Compelling stories of discovery and destruction

551.46, The Power of the Sea: Tsunamis, Storm Surges, Rogue Waves, and Our Quest to Predict Disasters, by Bruce Parker (2010)

The power of the sea, indeed!  This book, written by a prominent oceanographer, is about the history of humanity’s attempts to understand and predict ocean phenomena.  Parker does an excellent job of explaining everything from tides to wave prediction to the generation of tsunamis.  The descriptions are clear and understandable, but detailed enough to require some focused attention; it’s a vastly enlightening book, but one to be absorbed slowly rather than skimmed hurriedly.  I especially enjoyed it when I ran across terms (always carefully explained)  from fluid mechanics, which were tossed about during dinner conversations during my childhood (and still to this day, come to think of it, thanks to my dad’s abiding interest in fluids).

There’s another side to this book, though, beyond the history of science and the state of oceanographic knowledge: it is also a detailed, fascinating compendium of ocean-related disasters.  A blurb on the back of the book compares it to a kind of “Believe It or Not of aquatic destruction,” which turns out to be a pretty accurate take.  The destruction includes rogue waves that split giant container ships in half, tides that race in and overwhelm armies, and the storm surge that flooded New Orleans.  My favorite tidbit (if such language is permissible regarding tragedies) was the story of the Eddystone Light, a lighthouse in the English Channel.  Built in 1698 at a height of 80 feet, it was hit often by high waves that washed over the entire structure.  The owner, one Henry Winstanley, rebuilt it to 120 feet with a special stone-reinforced base that he thought would be impervious to the waves.  Winstanley is reported to have been “so confident of its strength that nothing would please him more than to be in his lighthouse during a great storm.  Four years later, he unfortunately got his wish” (p.109) when a massive storm swept away him, five others, and the lighthouse itself.

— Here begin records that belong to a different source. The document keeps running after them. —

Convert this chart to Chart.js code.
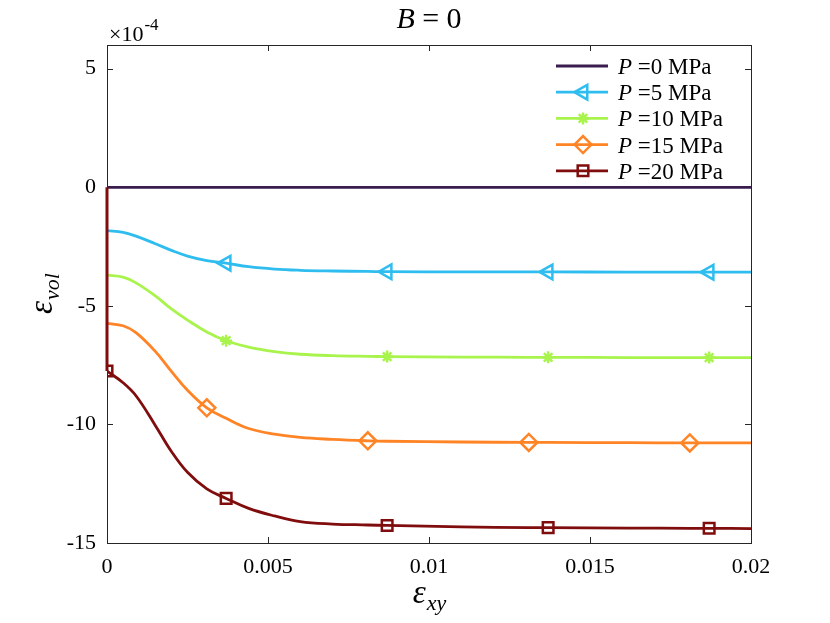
<!DOCTYPE html>
<html>
<head>
<meta charset="utf-8">
<script src="https://cdn.jsdelivr.net/npm/chart.js@4.4.1/dist/chart.umd.min.js"></script>
<style>
  body { margin: 0; background: #fff; }
  #wrap { width: 830px; height: 623px; }
</style>
</head>
<body>
<div id="wrap"><canvas id="mycanvas" width="830" height="623"></canvas></div>
<script>
// shear strain samples (x), volumetric strain in units of 1e-4 (y)
var strain = [0, 0.0005, 0.0009, 0.0015, 0.002, 0.0025, 0.0031, 0.0037, 0.0044, 0.0052, 0.006,
              0.007, 0.0081, 0.0087, 0.011, 0.0131, 0.0137, 0.0162, 0.0181, 0.0187, 0.02];
var volP0  = [0, 0, 0, 0, 0, 0, 0, 0, 0, 0, 0, 0, 0, 0, 0, 0, 0, 0, 0, 0, 0];
var volP5  = [-1.83, -1.9, -2.06, -2.38, -2.66, -2.9, -3.09, -3.2, -3.35, -3.45, -3.5,
              -3.53, -3.55, -3.56, -3.565, -3.57, -3.57, -3.575, -3.58, -3.58, -3.58];
var volP10 = [-3.7, -3.79, -4.03, -4.58, -5.13, -5.6, -6.1, -6.47, -6.74, -6.93, -7.04,
              -7.1, -7.13, -7.14, -7.16, -7.17, -7.17, -7.18, -7.18, -7.18, -7.18];
var volP15 = [-5.74, -5.84, -6.13, -6.92, -7.76, -8.56, -9.3, -9.74, -10.17, -10.41, -10.55,
              -10.63, -10.69, -10.71, -10.74, -10.76, -10.76, -10.77, -10.78, -10.78, -10.78];
var volP20 = [-7.75, -8.24, -8.79, -10.04, -11.14, -12.02, -12.72, -13.12, -13.54, -13.86, -14.1,
              -14.2, -14.24, -14.26, -14.32, -14.35, -14.35, -14.37, -14.38, -14.38, -14.39];
var pressures = [0, 5, 10, 15, 20];
// which samples carry a marker
var marksP0  = [];
var marksP5  = [7, 13, 16, 19];
var marksP10 = [7, 13, 16, 19];
var marksP15 = [6, 12, 15, 18];
var marksP20 = [0, 7, 13, 16, 19];
var xTicks = [0, 0.005, 0.01, 0.015, 0.02];
var yTicks = [-15, -10, -5, 0, 5];

var colors = ['#3b1c4f', '#2fbdef', '#a8f44c', '#ff8426', '#800d0d'];
var styles = [
  { pointStyle: false, rotation: 0, radius: 0 },
  { pointStyle: 'triangle', rotation: -90, radius: 8.5 },
  { pointStyle: 'star', rotation: 0, radius: 6 },
  { pointStyle: 'rectRot', rotation: 0, radius: 8.5 },
  { pointStyle: 'rect', rotation: 0, radius: 7.5 }
];
var series = [volP0, volP5, volP10, volP15, volP20];
var marks = [marksP0, marksP5, marksP10, marksP15, marksP20];

function toXY(ys) {
  return ys.map(function(y, i) { return { x: strain[i], y: y }; });
}

var datasets = [];
for (var i = 0; i < series.length; i++) {
  (function(k) {
    datasets.push({
      label: 'P =' + pressures[k] + ' MPa',
      data: toXY(series[k]),
      borderColor: colors[k],
      backgroundColor: 'rgba(0,0,0,0)',
      borderWidth: 2.8,
      tension: 0.4,
      pointStyle: styles[k].pointStyle || 'circle',
      rotation: styles[k].rotation,
      pointBorderWidth: 2.5,
      pointBorderColor: colors[k],
      pointBackgroundColor: k == 2 ? colors[k] : 'rgba(0,0,0,0)',
      pointRadius: function(ctx) {
        return marks[k].indexOf(ctx.dataIndex) >= 0 ? styles[k].radius : 0;
      },
      pointHoverRadius: 0,
      order: series.length - k
    });
  })(i);
}
// the P=20 curve drops from zero at the origin
datasets.push({
  label: 'drop',
  data: [{ x: 0, y: 0 }, { x: 0, y: volP20[0] }],
  borderColor: colors[4],
  borderWidth: 3,
  pointRadius: 0,
  tension: 0,
  clip: 4,
  order: 0
});

var serif = "'Liberation Serif', 'Times New Roman', serif";

var frame = {
  id: 'frame',
  beforeDatasetsDraw: function(chart) {
    var ctx = chart.ctx;
    var a = chart.chartArea;
    var xs = chart.scales.x, ys = chart.scales.y;
    ctx.save();
    ctx.strokeStyle = '#262626';
    ctx.lineWidth = 1;
    ctx.strokeRect(a.left + 0.5, a.top + 0.5, a.right - a.left, a.bottom - a.top);
    // inward ticks
    ctx.beginPath();
    xTicks.forEach(function(v) {
      var px = Math.round(xs.getPixelForValue(v)) + 0.5;
      ctx.moveTo(px, a.bottom); ctx.lineTo(px, a.bottom - 6);
      ctx.moveTo(px, a.top); ctx.lineTo(px, a.top + 6);
    });
    yTicks.forEach(function(v) {
      var py = Math.round(ys.getPixelForValue(v)) + 0.5;
      ctx.moveTo(a.left, py); ctx.lineTo(a.left + 6, py);
      ctx.moveTo(a.right, py); ctx.lineTo(a.right - 6, py);
    });
    ctx.stroke();
    ctx.restore();
  },
  afterDraw: function(chart) {
    var ctx = chart.ctx;
    var a = chart.chartArea;
    ctx.save();
    ctx.fillStyle = '#000';
    ctx.textBaseline = 'alphabetic';
    // title B = 0
    ctx.font = 'italic 30px ' + serif;
    var wB = ctx.measureText('B').width;
    ctx.font = '30px ' + serif;
    var wR = ctx.measureText(' = 0').width;
    var tx = (a.left + a.right) / 2 - (wB + wR) / 2;
    ctx.font = 'italic 30px ' + serif;
    ctx.fillText('B', tx, 28);
    ctx.font = '30px ' + serif;
    ctx.fillText(' = 0', tx + wB, 28);

    // exponent
    ctx.font = '22px ' + serif;
    ctx.fillText('\u00d710', 109, 41);
    var we = ctx.measureText('\u00d710').width;
    ctx.font = '17px ' + serif;
    ctx.fillText('-4', 109 + we + 1, 30);

    // x label
    ctx.font = 'italic 33px ' + serif;
    var we1 = ctx.measureText('\u03b5').width;
    ctx.font = 'italic 22px ' + serif;
    var we2 = ctx.measureText('xy').width;
    var lx = (a.left + a.right) / 2 - (we1 + we2) / 2;
    ctx.font = 'italic 33px ' + serif;
    ctx.fillText('\u03b5', lx, 603);
    ctx.font = 'italic 22px ' + serif;
    ctx.fillText('xy', lx + we1 + 1, 610);

    // y label
    ctx.save();
    ctx.translate(52, (a.top + a.bottom) / 2);
    ctx.rotate(-Math.PI / 2);
    ctx.font = 'italic 33px ' + serif;
    var wv1 = ctx.measureText('\u03b5').width;
    ctx.font = 'italic 22px ' + serif;
    var wv2 = ctx.measureText('vol').width;
    var ly = -(wv1 + wv2) / 2;
    ctx.font = 'italic 33px ' + serif;
    ctx.fillText('\u03b5', ly, 0);
    ctx.font = 'italic 22px ' + serif;
    ctx.fillText('vol', ly + wv1 + 1, 7);
    ctx.restore();

    // legend with line + marker samples
    for (var k = 0; k < series.length; k++) {
      var ry = 66 + k * 26.2;
      ctx.strokeStyle = colors[k];
      ctx.lineWidth = 2.8;
      ctx.beginPath();
      ctx.moveTo(556, ry); ctx.lineTo(608, ry);
      ctx.stroke();
      if (styles[k].pointStyle) {
        ctx.fillStyle = k == 2 ? colors[k] : 'rgba(0,0,0,0)';
        ctx.strokeStyle = colors[k];
        ctx.lineWidth = 2.5;
        Chart.helpers.drawPoint(ctx, {
          pointStyle: styles[k].pointStyle,
          rotation: styles[k].rotation,
          radius: styles[k].radius,
          borderWidth: 2.5
        }, 583, ry);
      }
      ctx.fillStyle = '#000';
      ctx.font = 'italic 23px ' + serif;
      ctx.fillText('P', 618, ry + 8);
      var wp = ctx.measureText('P').width;
      ctx.font = '23px ' + serif;
      ctx.fillText(' =' + pressures[k] + ' MPa', 618 + wp, ry + 8);
    }
    ctx.restore();
  }
};

var ctx = document.getElementById('mycanvas');
var chart = new Chart(ctx, {
  type: 'line',
  data: { datasets: datasets },
  options: {
    responsive: false,
    animation: false,
    events: [],
    layout: { padding: { top: 45, right: 79, left: 0, bottom: 0 } },
    plugins: {
      legend: { display: false },
      title: { display: false },
      tooltip: { enabled: false }
    },
    scales: {
      x: {
        type: 'linear',
        min: 0,
        max: 0.02,
        grid: { display: false, drawTicks: false },
        border: { display: false },
        afterBuildTicks: function(scale) {
          scale.ticks = xTicks.map(function(v) { return { value: v }; });
        },
        afterFit: function(scale) { scale.height = 80; },
        ticks: {
          padding: 11,
          color: '#000',
          font: { family: serif, size: 22 },
          maxRotation: 0,
          callback: function(v) { return String(+v.toFixed(3)); }
        }
      },
      y: {
        type: 'linear',
        min: -15,
        max: 6,
        grid: { display: false, drawTicks: false },
        border: { display: false },
        afterBuildTicks: function(scale) {
          scale.ticks = yTicks.map(function(v) { return { value: v }; });
        },
        afterFit: function(scale) { scale.width = 107; },
        ticks: {
          padding: 11,
          color: '#000',
          font: { family: serif, size: 22 },
          callback: function(v) { return String(v); }
        }
      }
    }
  },
  plugins: [frame]
});
</script>
</body>
</html>
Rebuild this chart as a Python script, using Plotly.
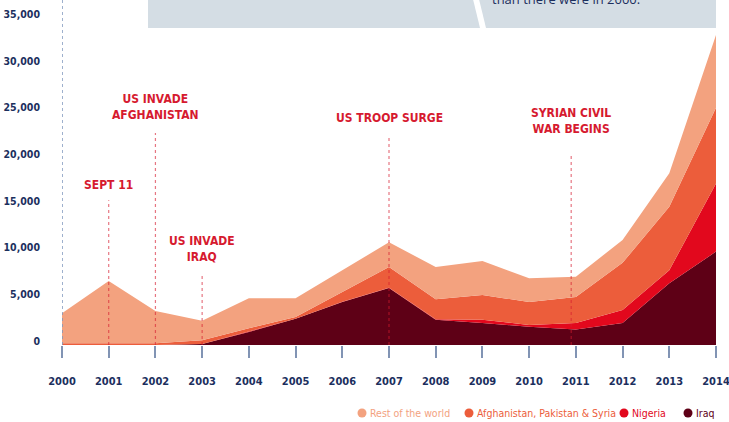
import plotly.graph_objects as go

# ---------------------------------------------------------------------------
# Data: deaths from terrorism, 2000-2014 (stacked)
# ---------------------------------------------------------------------------
years = list(range(2000, 2015))
iraq = [0, 0, 0, 100, 1400, 2800, 4600, 6100, 2700, 2350, 1950, 1650, 2350, 6600, 10000]
nigeria = [0, 0, 0, 0, 20, 20, 20, 20, 50, 350, 200, 700, 1400, 1400, 7300]
afg_pak_syria = [200, 200, 200, 400, 380, 180, 1080, 2230, 2150, 2650, 2450, 2800, 5050, 6800, 8100]
rest_world = [3200, 6650, 3450, 2100, 3200, 2000, 2300, 2650, 3450, 3650, 2550, 2150, 2450, 3600, 7800]

y_ticks = [0, 5000, 10000, 15000, 20000, 25000, 30000, 35000]
y_tick_text = ["0", "5,000", "10,000", "15,000", "20,000", "25,000", "30,000", "35,000"]

# events: (year, label, label centre y, top of dotted line)
events = [
    (2001, "SEPT 11", 17100, 15500),
    (2002, "US INVADE<br>AFGHANISTAN", 25500, 22700),
    (2003, "US INVADE<br>IRAQ", 10300, 7600),
    (2007, "US TROOP SURGE", 24300, 22300),
    (2010.9, "SYRIAN CIVIL<br>WAR BEGINS", 24000, 20300),
]

series = [
    ("Iraq", iraq, "#5e0016"),
    ("Nigeria", nigeria, "#e2081d"),
    ("Afghanistan, Pakistan & Syria", afg_pak_syria, "#ec5d3b"),
    ("Rest of the world", rest_world, "#f3a27f"),
]

FONT = "DejaVu Sans Condensed, sans-serif"
NAVY = "#1c2f5e"
EVENT_RED = "#d61a2f"

W, H = 729, 422
L, R, T, B = 62, 13, 0, 77
PW, PH = W - L - R, H - T - B


def px_x(px):
    return (px - L) / PW


def px_y(py):
    return (H - B - py) / PH


fig = go.Figure()
for name, vals, color in series:
    fig.add_trace(go.Scatter(
        x=years, y=vals, name=name,
        mode="lines", line=dict(width=0, color=color),
        fillcolor=color, stackgroup="one",
        hovertemplate=name + " %{x}: %{y:,}<extra></extra>",
    ))

shapes = []
annotations = []

# dotted y-axis line
shapes.append(dict(type="line", xref="x", yref="paper", x0=2000, x1=2000, y0=0, y1=1,
                   line=dict(color="#7f97bd", width=1.5, dash="dot"), layer="above"))

for yr, label, ly, ltop in events:
    shapes.append(dict(type="line", xref="x", yref="y", x0=yr, x1=yr, y0=0, y1=ltop,
                       line=dict(color="rgba(214,26,47,0.6)", width=1.2, dash="dot"),
                       layer="above"))
    annotations.append(dict(x=yr, y=ly, xref="x", yref="y", text="<b>" + label + "</b>",
                            showarrow=False, font=dict(family=FONT, size=12, color=EVENT_RED),
                            xanchor="center", yanchor="middle", align="center"))

# top grey panel (cut off in the reference)
shapes.append(dict(type="rect", xref="paper", yref="paper",
                   x0=px_x(148), x1=px_x(716), y0=px_y(28), y1=px_y(-5),
                   fillcolor="#d4dde4", line=dict(width=0), layer="above"))
shapes.append(dict(type="path", xref="paper", yref="paper",
                   path=f"M {px_x(472)} {px_y(-5)} L {px_x(478)} {px_y(-5)} "
                        f"L {px_x(486)} {px_y(28)} L {px_x(480)} {px_y(28)} Z",
                   fillcolor="white", line=dict(width=0), layer="above"))
annotations.append(dict(x=px_x(490), y=px_y(-1), xref="paper", yref="paper",
                        text="than there were in 2000.", showarrow=False,
                        xanchor="left", yanchor="middle",
                        font=dict(family="Open Sans, sans-serif", size=13, color=NAVY)))

# custom legend: dot + coloured text
legend_items = [
    ("Rest of the world", "#f3a27f", 362),
    ("Afghanistan, Pakistan & Syria", "#ec5d3b", 469),
    ("Nigeria", "#e2081d", 624),
    ("Iraq", "#5e0016", 688),
]
ly_px = 413
for text, color, cx in legend_items:
    shapes.append(dict(type="circle", xref="paper", yref="paper",
                       xsizemode="pixel", ysizemode="pixel",
                       xanchor=px_x(cx), yanchor=px_y(ly_px),
                       x0=-4.5, x1=4.5, y0=-4.5, y1=4.5,
                       fillcolor=color, line=dict(width=0)))
    annotations.append(dict(x=px_x(cx + 6), y=px_y(ly_px), xref="paper", yref="paper",
                            text=text, showarrow=False,
                            xanchor="left", yanchor="middle",
                            font=dict(family=FONT, size=10.5, color=color)))

fig.update_layout(
    width=W, height=H,
    margin=dict(l=L, r=R, t=T, b=B),
    paper_bgcolor="white", plot_bgcolor="white",
    showlegend=False,
    shapes=shapes,
    annotations=annotations,
    xaxis=dict(
        range=[2000, 2014], tickvals=years, ticktext=[f"<b>{y}</b>" for y in years],
        showgrid=False, zeroline=False, showline=False,
        ticks="outside", ticklen=12, tickwidth=1.5, tickcolor="#8194b4",
        ticklabelstandoff=14, ticklabeloverflow="allow",
        tickfont=dict(family=FONT, size=11, color=NAVY),
    ),
    yaxis=dict(
        range=[0, 36940], tickvals=y_ticks, ticktext=[f"<b>{t}</b>" for t in y_tick_text],
        showgrid=False, zeroline=False, showline=False, ticks="",
        ticklabelstandoff=21, ticklabelshift=-4,
        tickfont=dict(family=FONT, size=10.5, color=NAVY),
    ),
)

# remove the page's default body margin so the figure sits at the window corner
fig.write_html("out.html", config={"displayModeBar": False},
               post_script="document.body.style.margin = '0';")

And then there are the tsuanamis.  Parker opens Chapter 7 thusly: “The morning of November 1, 1755, in the Portuguese capital of Lisbon was as beautiful and tranquil as one could hope for at the beginning of winter– sunny, blue sky, no wind, and unseasonably warm.  There were barely even ripples on the surface of the Tagus River…”  By the time you’ve reached Chapter 7, you already know that this sunny picture won’t end well and, in fact, it’s little more than a paragraph later that an earthquake shakes the earth and creates the three massive waves that killed thousands of people and destroyed large swaths of the city.  From Lisbon, Parker moves on to describe major tsunamis in 1854, 1883, 1946, 1952, 1960, 1964, and, in great detail, the 2004 tsunami in the Indian Ocean (the book must have been in press during the tragic tsunami in Japan).

This litany of destruction is almost too much– and in fact it would be too much, too prurient (is that the right word? a kind of disgusting prying into tragedy?), if it weren’t for Parker’s ongoing narrative about how people struggled to understand what had happened.  This neatly intersperses the tragic scenes with surprisingly compelling stories of scientific discovery.  The end result is both hopeful (yes, death and destruction, but now we know more and can avoid the same problem in the future) and depressing (how many times must tsunamis hit before people learn the lessons of the past?).